Mr. Berdugo is a former minister of tourism, a fierce nationalist and a fervent supporter of the king. His family emigrated to Morocco in 1492 when the Catholic King Ferdinand and Queen Isabella expelled the Jews from Spain.

So it is not at all surprising that he is determined to calm Morocco's small, aging Jewish community and reinforce the official message that Morocco is a nation of tolerance and interfaith understanding.

At least three of the five targets in the terrorist operation – a Jewish social club and restaurant, a Jewish cemetery in the old city and a Jewish-owned Italian restaurant – were aimed directly at Jews. Some members of Morocco's Jewish community believe that even the Hotel Farah was a target because it was often used by Jewish tourists.

But there were no Jews among the 28 victims of the attacks. In the members-only Jewish sports club in the center of town, that was called nothing less than wondrous. Just two nights earlier, more than 200 people had come to the Cercle de l'Alliance for its weekly kosher Chinese dinner.

"If they had attacked another day and killed Jews, it would have been the end of the world for us," said Itah Violette, the manager of the kosher restaurant at the club. "I have to call it a miracle."

The attacks affected a Jewish community that is struggling to stay alive and strong as its numbers decline. Jews first arrived in Morocco after the destruction of the Jewish Temples. In 1948, there were more than 250,000 Jews out of a total of 7 million inhabitants.

Today, out of a population of 30 million, there are at most 5,000 Jews left (some officials say only 3,500), most of whom live in this ocean port city that serves as the country's commercial capital. But most Jewish high school graduates try to go to college and then find jobs abroad because there are so few jobs at home.

There is a strong campaign to revitalize the Jewish community that remains. Casablanca, for example, is home to five main synagogues (and two dozen tiny ones large enough for only 10 worshipers), six kosher restaurants and a kosher liquor store, Jewish schools and butcher and bakery shops. A new synagogue was inaugurated last year and there is a new Jewish museum.

The Jewish community has largely coexisted peacefully and integrated easily with Muslims, and Jews are wondering now whether Friday's attacks were homegrown or the work of international terrorists, as the interior minister, Mustapha Sahel, suggested on television this evening. Mr. Sahel also said that authorities had two of the suspected 14 suicide attackers in custody after 12 people – and not 13, as authorities originally said – had died in the bombings.

Moroccan Jews recall how the grandfather of the current king refused to deport Jews during World War II. In the aftermath of Friday night's attacks, there is a determination to keep the peace.

"We have always lived, eaten and worked together with the Muslims," said Moise Amou, who heads Casablanca's Jewish community. "All of us together; we cannot let down our guard and do nothing in the face of these attacks. If we do that, the other side is going to win."

At the sports center, groups of men lingered over a kosher lunch and argued over the bombings.

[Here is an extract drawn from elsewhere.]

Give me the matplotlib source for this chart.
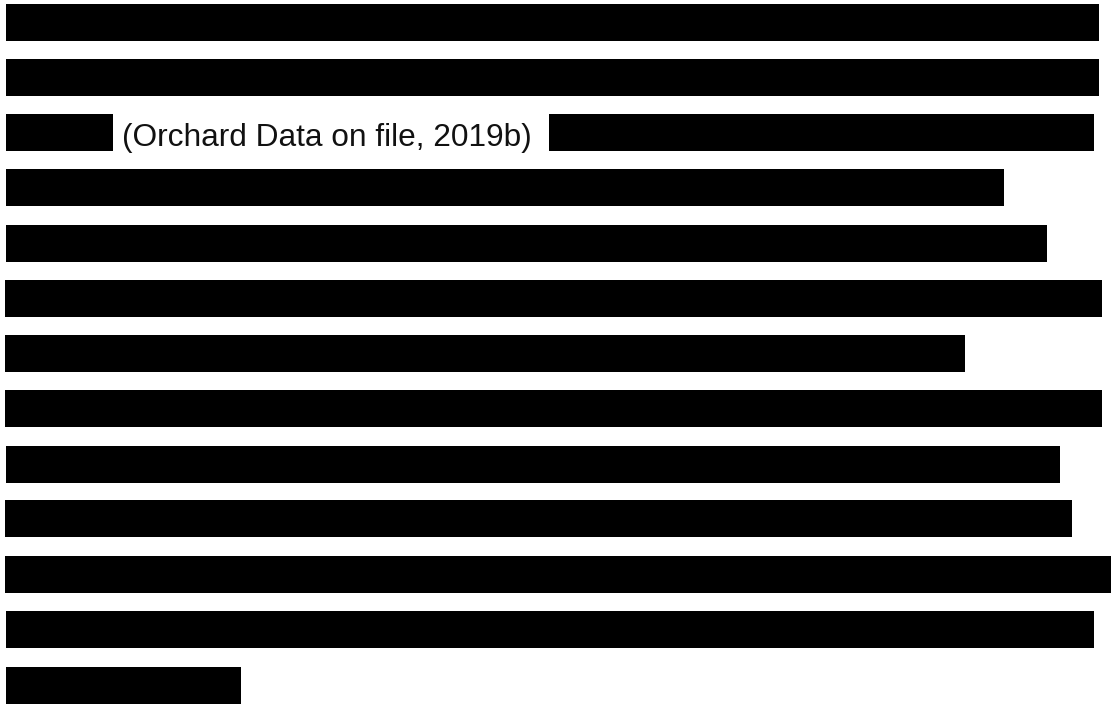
import matplotlib
matplotlib.use('Agg')
import matplotlib.pyplot as plt

# Redaction bars: one entry per line of text (top edge, bar height in pixels)
linhas_topo = [4, 59, 114, 114, 169, 225, 280, 335, 390, 446, 500, 556, 611, 667]
linhas_inicio = [6, 6, 6, 549, 6, 6, 5, 5, 5, 6, 5, 5, 6, 6]
linhas_fim = [1099, 1099, 113, 1094, 1004, 1047, 1102, 965, 1102, 1060, 1072, 1111, 1094, 241]
altura_barra = 37

texto_visivel = '(Orchard Data on file, 2019b)'

fig = plt.figure(figsize=(11.13, 7.06), dpi=100)
ax = fig.add_axes([0, 0, 1, 1])
ax.set_xlim(0, 1113)
ax.set_ylim(706, 0)
ax.axis('off')

larguras = [f - i for i, f in zip(linhas_inicio, linhas_fim)]
ax.barh(linhas_topo, larguras, left=linhas_inicio, height=altura_barra,
        align='edge', color='black', linewidth=0)

ax.text(122, 146, texto_visivel, fontsize=22.8, family=['Liberation Sans', 'DejaVu Sans'],
        color='#111111', ha='left', va='baseline')

fig.savefig('out.png', dpi=100, facecolor='white')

"The goal wasn't to kill Jewish people," said Salvador Bentolila, a 55-year-old printer. "It was symbols of the Jews they wanted to strike."

Marc Abitbol, a 60-year-old business executive, disagreed, saying, "They just made a mistake. They got the wrong night. All Jews have to feel afraid. We were the target even if no Jews were killed."

A 65-year-old corporate director, who declined to give his name, spoke of an undercurrent of anti-Jewish feeling because of American foreign policy. "Everyone thinks the Jews are supported by the Americans, and people are very anti-American," he said.

Some thought the downtown hotel was attacked because it often had Jewish clients. But others felt the attack was directed against rich, Westernized Gulf Arabs. "There were many Kuwaitis, many Saudis who came there for, excuse me, debauchery," said David Benarroch, a corporate executive. "They came to drink and watch belly-dancing. And it was known that many prostitutes came there."

There was talk of creeping Islamization in everyday life, and the dramatic increase in the number of women, especially young women, covering their hair with scarves.

"I have a secretary – she's very modern and normal – and one day she arrived in a blue scarf," said Mr. Abitbol. "I thought maybe she was sick or maybe her hair wasn't in good shape that day. But then she came in wearing a different scarf. When I asked her what was happening, she lowered her eyes and said, 'I decided to wear a scarf because of my religion.' And here she's married with kids, modern. In a scarf, a curtain."

The men say they must walk a careful line when it comes to foreign policy. There are subjects the men say they never discuss – like Israel's policies toward the Palestinians. Morocco and Israel formalized a relationship in 1994 when Israel opened a liaison office in the Moroccan capital, Rabat. But Morocco closed the office shortly after the Palestinian uprising in September 2000.

"We avoid talking about events in Israel," said one man who did not give his name. "We don't want to mix events in Israel with events in Morocco." Said another, "We talk about it – among ourselves."

The same goes for the war in Iraq. "Officially, we were against the war, like all the people in Morocco," said one man. "But in our hearts, as Moroccan Jews, we were for it. Saddam for us was a terrible threat for all the Jews."

 

CASABLANCA’S JEWISH COMMUNTIY IN DECLINE

Casablanca's Jewish community in decline
Middle East Online
May 18, 2003

The former head of Israel's Moroccan liaison bureau says Jewish community does not feel it has future in kingdom.

Casablanca's old and once thriving Jewish community feels increasingly alienated, with many Jews preferring to move overseas, the former head of Israel's Moroccan liaison bureau said Saturday.

"The precise numbers are not known, but there are a few thousand Jews in Casablanca, the largest segment of the Jewish population in Morocco," Gady Golan said here following bomb attacks in Casablanca that killed at least 41 people overnight.

Among the blasts' targets were a Jewish cultural center and cemetery.

"There are still three Jewish high schools in the city, but a third of their students are Muslims who attend for the high level of education. Actually, once they've obtained their diplomas, most young Moroccan Jews go abroad," Golan said.

"The less wealthy families send their children to Israel, others generally send theirs to France and Canada. The Jewish community does not feel it has a future in Morocco, even if a leading member, Andre Azoulay, is an economic advisor to King Mohammed VI," he added.

Golan, who was Israel's top representative in Morocco, closed the liaison office shortly after the Palestinian intifada against Israeli occupation in broke out in September 2000.

Azoulay, a banker, also founded the cultural group Identity and Dialogue in 1976, promoting Moroccan Jewish culture and helping build closer ties between Israel and Morocco under the late Moroccan king Hassan II.

Morocco's Jewish community numbered roughly 250,000 people in 1948, the year Israel declared independence and began attracting large numbers of emigres.